* [The task]: In the records below, find the line that contains "Clone this chart in matplotlib." and the line that contains "ax.patch.set_visible(False)"; write out exactly those two lines and everything between them, without the pictures.

── Entries supplied ──

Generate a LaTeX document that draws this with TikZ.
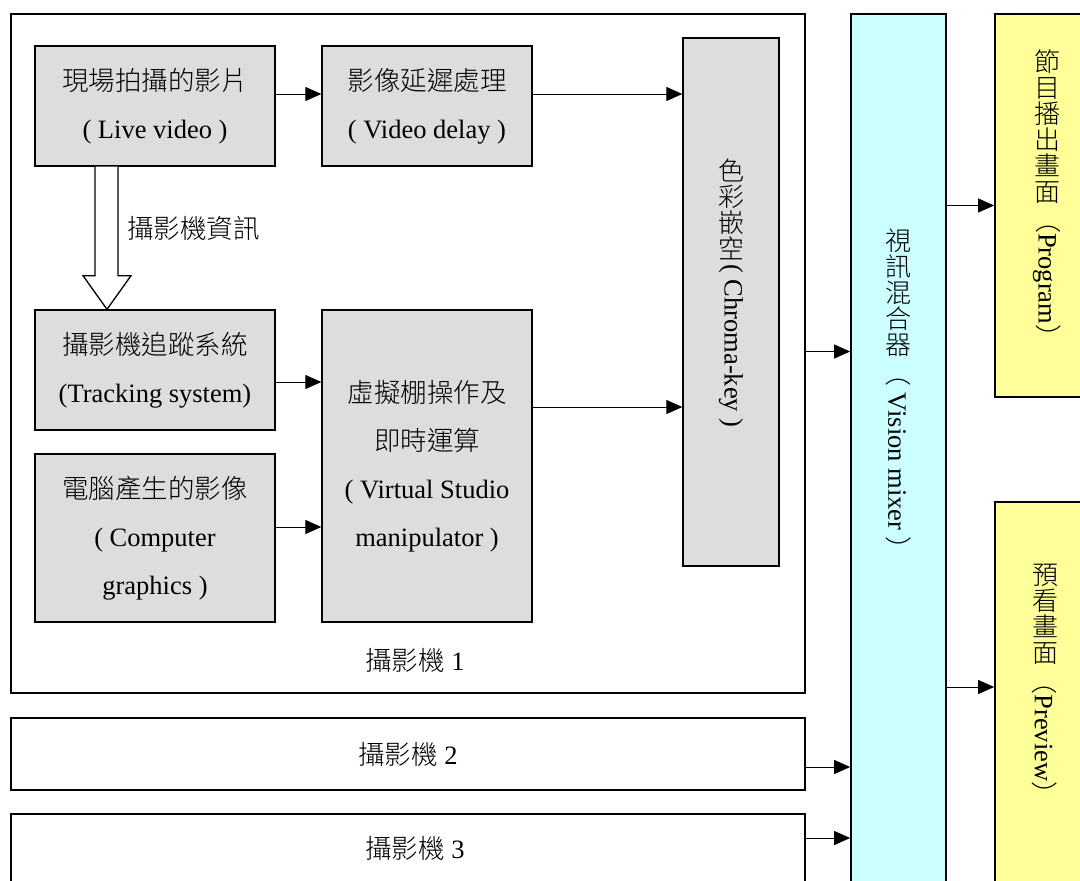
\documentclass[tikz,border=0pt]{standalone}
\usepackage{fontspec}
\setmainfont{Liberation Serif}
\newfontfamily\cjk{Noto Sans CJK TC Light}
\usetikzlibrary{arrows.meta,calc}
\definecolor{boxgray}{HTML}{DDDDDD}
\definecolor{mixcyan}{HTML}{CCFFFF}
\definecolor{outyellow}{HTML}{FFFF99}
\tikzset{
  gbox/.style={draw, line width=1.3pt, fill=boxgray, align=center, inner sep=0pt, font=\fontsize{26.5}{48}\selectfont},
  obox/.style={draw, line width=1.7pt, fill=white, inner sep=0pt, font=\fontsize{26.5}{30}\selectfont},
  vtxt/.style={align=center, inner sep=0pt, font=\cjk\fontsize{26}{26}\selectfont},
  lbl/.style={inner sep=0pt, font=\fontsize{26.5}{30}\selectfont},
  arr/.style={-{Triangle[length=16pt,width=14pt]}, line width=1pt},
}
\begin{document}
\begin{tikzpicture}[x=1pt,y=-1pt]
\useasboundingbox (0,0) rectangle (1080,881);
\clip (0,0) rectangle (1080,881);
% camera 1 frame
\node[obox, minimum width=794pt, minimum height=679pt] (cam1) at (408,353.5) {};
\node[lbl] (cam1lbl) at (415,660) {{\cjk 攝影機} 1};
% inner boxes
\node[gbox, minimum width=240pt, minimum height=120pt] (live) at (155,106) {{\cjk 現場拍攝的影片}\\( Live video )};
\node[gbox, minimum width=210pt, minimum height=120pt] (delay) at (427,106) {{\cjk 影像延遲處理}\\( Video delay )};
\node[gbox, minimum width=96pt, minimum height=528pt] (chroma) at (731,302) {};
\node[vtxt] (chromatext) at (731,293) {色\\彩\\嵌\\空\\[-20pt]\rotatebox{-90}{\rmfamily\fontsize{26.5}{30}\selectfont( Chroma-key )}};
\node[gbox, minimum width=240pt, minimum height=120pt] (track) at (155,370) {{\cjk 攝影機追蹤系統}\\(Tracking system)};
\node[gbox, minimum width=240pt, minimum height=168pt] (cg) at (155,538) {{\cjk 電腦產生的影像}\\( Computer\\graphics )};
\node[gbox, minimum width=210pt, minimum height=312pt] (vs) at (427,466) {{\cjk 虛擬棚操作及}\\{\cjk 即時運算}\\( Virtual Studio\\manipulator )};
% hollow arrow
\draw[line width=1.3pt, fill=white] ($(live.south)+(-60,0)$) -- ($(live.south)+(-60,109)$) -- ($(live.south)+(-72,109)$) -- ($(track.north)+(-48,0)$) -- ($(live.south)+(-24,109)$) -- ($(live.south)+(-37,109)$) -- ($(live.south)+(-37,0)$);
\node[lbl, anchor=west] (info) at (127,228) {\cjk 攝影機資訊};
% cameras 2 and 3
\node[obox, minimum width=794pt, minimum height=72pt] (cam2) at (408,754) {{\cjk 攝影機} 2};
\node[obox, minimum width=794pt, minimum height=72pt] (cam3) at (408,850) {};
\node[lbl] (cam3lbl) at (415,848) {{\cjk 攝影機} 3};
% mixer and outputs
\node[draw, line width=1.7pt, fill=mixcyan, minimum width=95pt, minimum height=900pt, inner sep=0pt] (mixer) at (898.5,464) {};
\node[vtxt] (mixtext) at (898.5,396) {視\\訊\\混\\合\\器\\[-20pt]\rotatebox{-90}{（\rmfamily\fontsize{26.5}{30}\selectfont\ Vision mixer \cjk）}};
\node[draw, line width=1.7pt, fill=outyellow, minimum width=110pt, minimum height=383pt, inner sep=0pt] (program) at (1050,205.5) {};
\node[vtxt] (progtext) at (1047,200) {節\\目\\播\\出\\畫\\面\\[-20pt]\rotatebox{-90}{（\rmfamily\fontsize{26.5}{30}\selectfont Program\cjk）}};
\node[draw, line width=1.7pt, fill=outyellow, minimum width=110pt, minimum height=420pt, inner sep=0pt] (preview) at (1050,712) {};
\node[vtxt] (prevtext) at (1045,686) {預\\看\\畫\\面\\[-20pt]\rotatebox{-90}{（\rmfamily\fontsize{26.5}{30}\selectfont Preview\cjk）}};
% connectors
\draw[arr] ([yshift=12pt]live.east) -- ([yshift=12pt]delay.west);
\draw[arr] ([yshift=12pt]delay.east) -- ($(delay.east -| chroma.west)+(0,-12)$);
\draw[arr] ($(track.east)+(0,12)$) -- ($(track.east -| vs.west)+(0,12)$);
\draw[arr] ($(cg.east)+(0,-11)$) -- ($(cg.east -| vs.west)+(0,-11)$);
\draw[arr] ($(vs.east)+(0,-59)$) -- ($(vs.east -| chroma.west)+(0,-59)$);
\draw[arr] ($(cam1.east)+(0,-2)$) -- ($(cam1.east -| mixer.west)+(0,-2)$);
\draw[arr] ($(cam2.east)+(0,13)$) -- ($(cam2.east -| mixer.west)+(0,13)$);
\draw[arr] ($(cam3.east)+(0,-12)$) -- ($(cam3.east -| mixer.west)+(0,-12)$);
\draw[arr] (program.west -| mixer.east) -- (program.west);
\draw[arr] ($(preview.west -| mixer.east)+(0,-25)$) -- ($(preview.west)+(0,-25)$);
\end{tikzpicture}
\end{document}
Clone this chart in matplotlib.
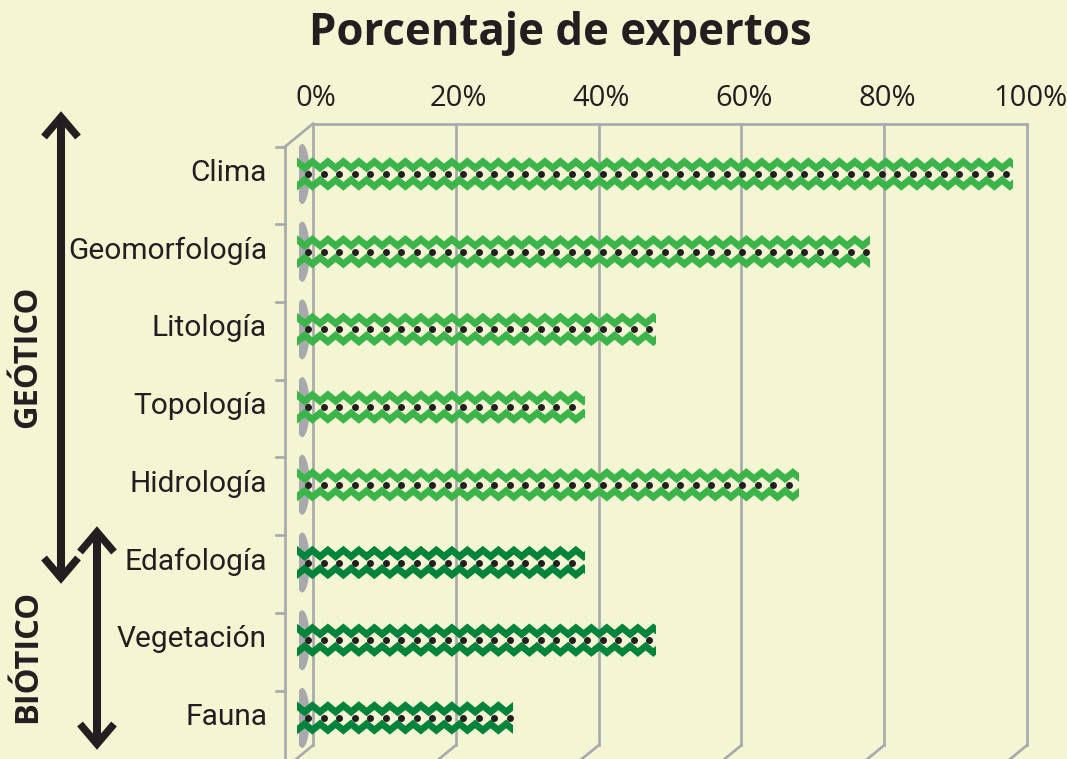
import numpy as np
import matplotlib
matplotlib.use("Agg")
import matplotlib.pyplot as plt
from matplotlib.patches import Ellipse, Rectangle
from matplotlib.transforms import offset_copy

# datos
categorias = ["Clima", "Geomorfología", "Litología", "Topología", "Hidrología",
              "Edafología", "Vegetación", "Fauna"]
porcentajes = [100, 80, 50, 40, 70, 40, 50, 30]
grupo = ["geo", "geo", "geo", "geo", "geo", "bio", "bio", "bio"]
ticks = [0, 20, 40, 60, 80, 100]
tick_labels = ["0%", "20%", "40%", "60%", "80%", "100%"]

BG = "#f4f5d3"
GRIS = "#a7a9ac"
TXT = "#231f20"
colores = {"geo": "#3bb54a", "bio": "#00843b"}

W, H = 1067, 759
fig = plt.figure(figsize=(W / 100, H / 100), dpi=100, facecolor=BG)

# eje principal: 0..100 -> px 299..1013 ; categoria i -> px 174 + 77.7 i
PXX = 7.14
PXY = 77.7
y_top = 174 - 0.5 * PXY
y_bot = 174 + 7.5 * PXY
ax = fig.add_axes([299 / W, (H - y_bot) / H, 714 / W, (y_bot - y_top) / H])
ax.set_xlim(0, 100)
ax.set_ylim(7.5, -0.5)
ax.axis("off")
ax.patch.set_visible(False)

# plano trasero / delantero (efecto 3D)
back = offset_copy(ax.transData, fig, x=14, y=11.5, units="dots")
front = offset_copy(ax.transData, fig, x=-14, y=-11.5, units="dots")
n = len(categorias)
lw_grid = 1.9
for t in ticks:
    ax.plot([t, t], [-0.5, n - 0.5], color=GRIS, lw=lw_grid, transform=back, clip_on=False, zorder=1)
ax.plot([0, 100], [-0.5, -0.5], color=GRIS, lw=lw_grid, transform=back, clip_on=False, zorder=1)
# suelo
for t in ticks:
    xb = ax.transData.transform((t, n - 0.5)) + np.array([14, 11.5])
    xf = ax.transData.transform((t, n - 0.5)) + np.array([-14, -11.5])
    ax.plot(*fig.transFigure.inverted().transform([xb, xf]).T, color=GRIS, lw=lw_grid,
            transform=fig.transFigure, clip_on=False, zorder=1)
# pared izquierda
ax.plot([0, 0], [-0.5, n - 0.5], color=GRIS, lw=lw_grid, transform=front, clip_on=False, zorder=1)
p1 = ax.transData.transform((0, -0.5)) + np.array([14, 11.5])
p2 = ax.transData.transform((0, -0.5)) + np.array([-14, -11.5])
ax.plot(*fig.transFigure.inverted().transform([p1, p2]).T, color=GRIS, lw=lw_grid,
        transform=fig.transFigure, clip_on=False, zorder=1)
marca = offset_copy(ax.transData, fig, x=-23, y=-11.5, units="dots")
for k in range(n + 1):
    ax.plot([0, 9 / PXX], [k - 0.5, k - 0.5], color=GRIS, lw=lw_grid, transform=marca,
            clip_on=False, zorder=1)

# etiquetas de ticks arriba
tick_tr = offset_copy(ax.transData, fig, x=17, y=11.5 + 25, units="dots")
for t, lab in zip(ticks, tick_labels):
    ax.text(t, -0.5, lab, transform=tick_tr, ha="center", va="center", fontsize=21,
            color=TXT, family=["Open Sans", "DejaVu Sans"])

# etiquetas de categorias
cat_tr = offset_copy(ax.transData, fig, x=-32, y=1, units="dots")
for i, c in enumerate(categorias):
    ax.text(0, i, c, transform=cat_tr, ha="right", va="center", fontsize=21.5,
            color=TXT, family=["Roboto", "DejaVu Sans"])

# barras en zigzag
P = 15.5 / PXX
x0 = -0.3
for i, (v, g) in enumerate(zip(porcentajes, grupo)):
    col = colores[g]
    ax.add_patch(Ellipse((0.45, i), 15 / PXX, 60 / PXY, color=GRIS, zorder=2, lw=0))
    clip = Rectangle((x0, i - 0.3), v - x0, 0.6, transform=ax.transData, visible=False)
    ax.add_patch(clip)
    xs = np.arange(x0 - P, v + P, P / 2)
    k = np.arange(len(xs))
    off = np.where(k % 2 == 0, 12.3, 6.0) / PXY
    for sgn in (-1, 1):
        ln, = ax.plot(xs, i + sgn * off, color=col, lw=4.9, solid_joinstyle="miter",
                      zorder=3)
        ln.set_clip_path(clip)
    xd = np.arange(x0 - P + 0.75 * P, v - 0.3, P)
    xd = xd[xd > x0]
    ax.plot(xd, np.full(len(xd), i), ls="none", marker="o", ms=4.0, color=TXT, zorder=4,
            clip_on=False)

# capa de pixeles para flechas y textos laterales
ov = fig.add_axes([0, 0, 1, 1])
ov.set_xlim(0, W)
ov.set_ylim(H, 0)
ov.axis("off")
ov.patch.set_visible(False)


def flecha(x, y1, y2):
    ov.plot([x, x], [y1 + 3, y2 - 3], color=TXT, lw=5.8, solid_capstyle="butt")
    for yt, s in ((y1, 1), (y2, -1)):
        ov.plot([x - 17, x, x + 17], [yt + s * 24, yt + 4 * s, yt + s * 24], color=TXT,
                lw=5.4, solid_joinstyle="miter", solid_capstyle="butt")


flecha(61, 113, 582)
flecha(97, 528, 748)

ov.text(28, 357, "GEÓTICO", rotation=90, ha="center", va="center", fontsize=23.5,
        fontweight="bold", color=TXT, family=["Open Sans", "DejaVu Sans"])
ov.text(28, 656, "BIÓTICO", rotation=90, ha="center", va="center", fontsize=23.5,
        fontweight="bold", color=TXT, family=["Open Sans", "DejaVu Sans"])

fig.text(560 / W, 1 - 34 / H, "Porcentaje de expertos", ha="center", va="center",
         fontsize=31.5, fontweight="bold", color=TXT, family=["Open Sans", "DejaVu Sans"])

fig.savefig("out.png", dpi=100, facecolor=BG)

───

* [Task result]:
Clone this chart in matplotlib.
import numpy as np
import matplotlib
matplotlib.use("Agg")
import matplotlib.pyplot as plt
from matplotlib.patches import Ellipse, Rectangle
from matplotlib.transforms import offset_copy

# datos
categorias = ["Clima", "Geomorfología", "Litología", "Topología", "Hidrología",
              "Edafología", "Vegetación", "Fauna"]
porcentajes = [100, 80, 50, 40, 70, 40, 50, 30]
grupo = ["geo", "geo", "geo", "geo", "geo", "bio", "bio", "bio"]
ticks = [0, 20, 40, 60, 80, 100]
tick_labels = ["0%", "20%", "40%", "60%", "80%", "100%"]

BG = "#f4f5d3"
GRIS = "#a7a9ac"
TXT = "#231f20"
colores = {"geo": "#3bb54a", "bio": "#00843b"}

W, H = 1067, 759
fig = plt.figure(figsize=(W / 100, H / 100), dpi=100, facecolor=BG)

# eje principal: 0..100 -> px 299..1013 ; categoria i -> px 174 + 77.7 i
PXX = 7.14
PXY = 77.7
y_top = 174 - 0.5 * PXY
y_bot = 174 + 7.5 * PXY
ax = fig.add_axes([299 / W, (H - y_bot) / H, 714 / W, (y_bot - y_top) / H])
ax.set_xlim(0, 100)
ax.set_ylim(7.5, -0.5)
ax.axis("off")
ax.patch.set_visible(False)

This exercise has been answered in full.